Euroland M3 money growth accelerated to 3.2% in March.  M3 was 2.8% greater in the first quarter than a year earlier.  However, loans and credit to the private sector remains very anemic with on-year increases of only 0.6% and 0.5% in March.

The volume of German retail sales rebounded 0.8% last month after falling in January and February.  Retail sales in the first quarter were 1.0% lower than in 4Q11.  Sales in March were 2.3% higher than in March 2011.

Greek retail sales plunged 13.0% between February 2011 and February 2012.  Portuguese industrial output and retail sales posted on-year declines in March of 5.8% and 4.8%. 
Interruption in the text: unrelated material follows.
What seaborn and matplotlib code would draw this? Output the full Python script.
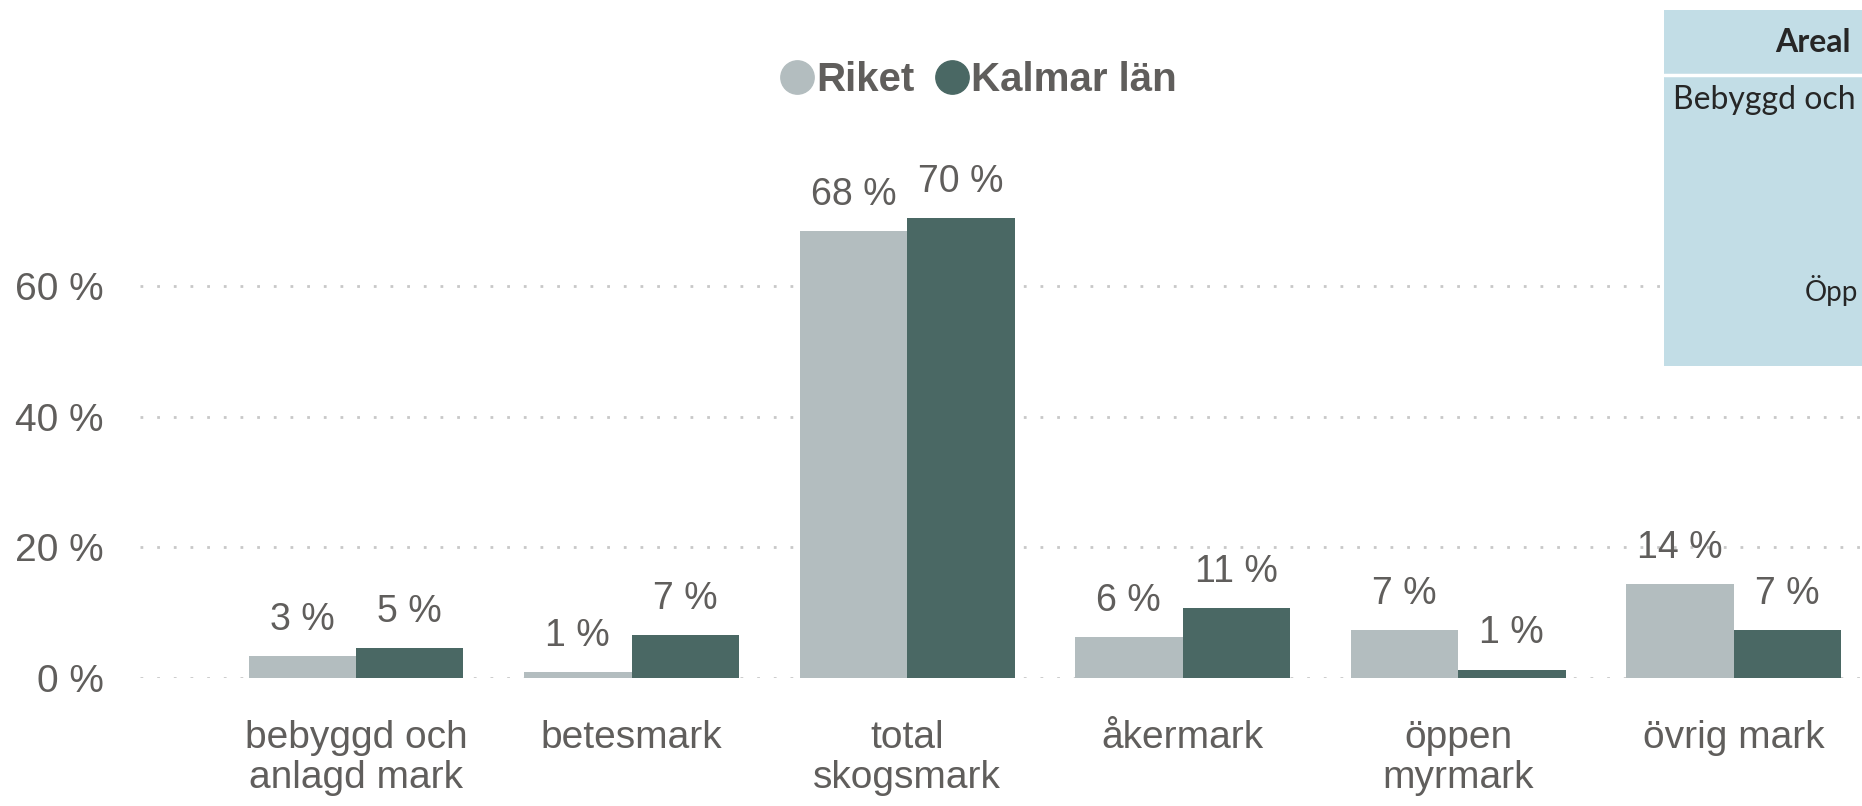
import pandas as pd
import matplotlib.pyplot as plt
import seaborn as sns
from matplotlib.lines import Line2D
from matplotlib.patches import Rectangle

# Data (share of land area, %)
kategorier = ['bebyggd och\nanlagd mark', 'betesmark', 'total\nskogsmark',
              'åkermark', 'öppen\nmyrmark', 'övrig mark']
riket = [3.3, 0.9, 68.4, 6.2, 7.3, 14.4]
kalmar = [4.6, 6.6, 70.4, 10.7, 1.3, 7.4]
serier = ['Riket', 'Kalmar län']
farger = ['#B3BDBF', '#4A6864']

df = pd.DataFrame({
    'kategori': kategorier * 2,
    'andel': riket + kalmar,
    'omrade': [serier[0]] * len(riket) + [serier[1]] * len(kalmar),
})

sns.set_style('white')
plt.rcParams['font.family'] = ['Liberation Sans', 'DejaVu Sans']
textfarg = '#605E5C'

fig = plt.figure(figsize=(18.62, 8.06), dpi=100)
ax = fig.add_axes([140 / 1862, 1 - 678 / 806, 1 - 140 / 1862, (678 - 90) / 806])

sns.barplot(data=df, x='kategori', y='andel', hue='omrade', order=kategorier,
            hue_order=serier, palette=farger, width=0.78, gap=0, saturation=1,
            legend=False, ax=ax, zorder=3, linewidth=0)

for cont, vals in zip(ax.containers, [riket, kalmar]):
    ax.bar_label(cont, labels=[f'{round(v)} %' for v in vals], padding=13,
                 fontsize=27, color=textfarg)

ax.set_xlim(-0.784, 5.466)
ax.set_ylim(0, 90)
ax.set_yticks([0, 20, 40, 60])
ax.set_yticklabels(['0 %', '20 %', '40 %', '60 %'])
ax.yaxis.grid(True, color='#C8C8C8', linestyle=(0, (1, 5)), linewidth=2)
ax.xaxis.grid(False)
ax.set_xlabel('')
ax.set_ylabel('')
for s in ax.spines.values():
    s.set_visible(False)
ax.tick_params(axis='y', length=0, pad=26, labelsize=28, labelcolor=textfarg)
ax.tick_params(axis='x', length=0, pad=30, labelsize=28, labelcolor=textfarg)
for lbl in ax.get_xticklabels():
    lbl.set_linespacing(1.15)

# Legend with round markers
handles = [Line2D([], [], marker='o', linestyle='', markersize=24,
                  markerfacecolor=c, markeredgecolor=c) for c in farger]
leg = fig.legend(handles, serier, loc='center', bbox_to_anchor=(0.526, 1 - 80 / 806),
                 ncol=2, frameon=False, handlelength=0.75, handletextpad=0.1,
                 columnspacing=0.55, prop={'size': 29, 'weight': 'bold'})
for t in leg.get_texts():
    t.set_color(textfarg)

# Table box partly visible at the right edge
fig.patches.append(Rectangle((1664 / 1862, 1 - 366 / 806), 1 - 1664 / 1862, 356 / 806,
                             transform=fig.transFigure, facecolor='#C2DDE6',
                             edgecolor='none', zorder=5))
fig.lines.append(Line2D([1664 / 1862, 1], [1 - 74.5 / 806, 1 - 74.5 / 806],
                        transform=fig.transFigure, color='white', linewidth=2.5, zorder=6))
fig.text(1775 / 1862, 1 - 43 / 806, 'Areal', fontsize=23, fontweight='bold',
         family='Lato', va='center', ha='left', zorder=7)
fig.text(1673 / 1862, 1 - 100 / 806, 'Bebyggd och', fontsize=23,
         family='Lato', va='center', ha='left', zorder=7)
fig.text(1805 / 1862, 1 - 290 / 806, 'Öpp', fontsize=20,
         family='Lato', va='center', ha='left', zorder=7)

plt.savefig('out.png', dpi=100)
The British Hometrack house price index ticked 0.1% higher on month in April but posted an on-year decline of 0.9%.  Italian CPI inflation remained at 3.3% in April (3.8% on a harmonized basis).  Icelandic producer prices in March were 6.4% higher than a year earlier.  The Icelandic trade surplus in March of ISK 5.4 billion was 58% smaller than the February surplus.

Expected Australian CPI inflation over the next year edged up in April by a tenth percentage point to 1.9%.  Australian M3 and private credit were 7.7% and 3.4% greater than a year earlier in March. 

New Zealand M3 money growth slowed to 5.0% last month from 5.5% in February.  Building permits in New Zealand jumped 19.8% on month in March, and the trade surplus of NZD 134 million that month was only a third as large as analysts were anticipating.

South Korean industrial production sank 3.1% in March, more than reversing a 0.8% increase in February.  Singapore’s jobless rate was only 2.1% last quarter.  Thailand posted current account and trade deficits in March of $1.5 billion and $1.4 billion.  Business sentiment in Thailand improved to a reading in March of 55.5 from 52.7 in February. Taiwanese GDP was only 0.4% greater than a year earlier in the first quarter of 2012.

M3 money and private sector credit in South Africa were 6.6% and 9.2% higher in March than a year earlier.  Both paces accelerated from February.  Turkey’s trade deficit narrowed 25% on year to $7.4 billion in March but was still marginally larger than analysts had forecast.

Scheduled U.S. data to be released today are personal income and spending, the Chicago and Milwaukee PMI indices, and the Dallas Fed manufacturing index.  Dallas Fed President Fisher, a hawk, will be speaking publicly.  Canada reports producer prices, raw material prices, and monthly GDP today.